Le concerto pour deux clavecins en ut majeur ne comportait qu’une partie orchestrale mineure et il était joué à l’orgue seul dès l’époque de J.S.Bach. Cette fois il ne s’agit donc pas d’une transcription. Le dialogue s’instaure entre les deux organistes. L’orgue chante, mais révèle aussi toute sa puissance, toute sa majesté.
Pour la Chaconne, le décor change. Les deux solistes sont côte à côte sur la console du bas. L’orgue s’illumine en rouge, tel un soleil flamboyant alors que la scène se pare alternativement de rouge ou de jaune. C’est un festival de couleurs. La Chaconne est le morceau final de la 2ème Partita pour violon de J.S. Bach. Avec ce seul instrument il a bâti un monument polyphonique, d’une grande difficulté technique pour le soliste. Dans leur transcription Olivier Vernet et Cédric Meckler se sont principalement inspirés de l’adaptation pour deux pianos de Carl Reinecke. A l’orgue, la célèbre Chaconne paraît moins âpre moins rugueuse, en apparence moins virtuose. Mais au fil des variations apparaissent toutes les possibilités de l’orgue, la douceur mélodique, la tendresse, la puissance des accords, la plénitude de cet instrument.

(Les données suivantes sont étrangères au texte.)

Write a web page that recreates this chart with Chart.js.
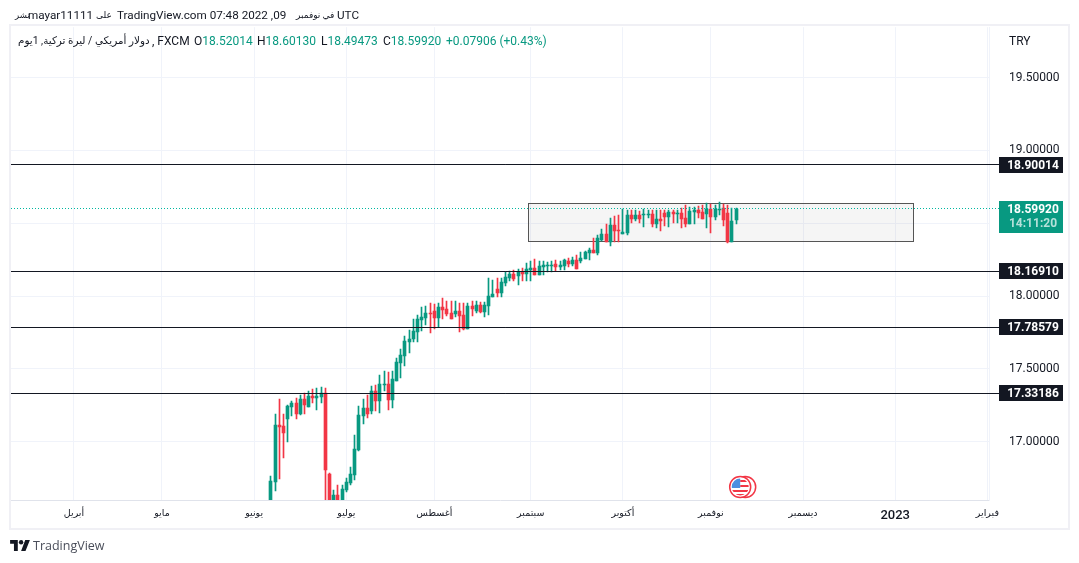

Le concert se termine par le Boléro de Ravel. C’est à l’origine une danse andalouse, il a été composé en 1928 un peu comme une œuvre expérimentale. Cette mélodie lancinante, envoûtante, inlassablement répétée va faire le tour du monde. Nos deux organistes se sont inspirés de la version pour deux pianos de Ravel. Leur transcription est réussie, l’orgue devient orchestre. Il imite les cordes pincées dans les basses, le chant du hautbois, les violons au début du crescendo puis tout s’accélère, les accords puissants parfois dissonants nous conduisent à une impressionnante apothéose finale.
Le duo Vernet-Meckler nous ont offert un concert original, nous montrant toutes les capacités de leur instrument. Pour cette soirée, le très bel auditorium de Radio-France s’est métamorphosé, avec le fabuleux jeu d’éclairages. La solennité de l’orgue aidant, nous nous sommes évadés dans une cathédrale pour un spectacle « son et lumière ».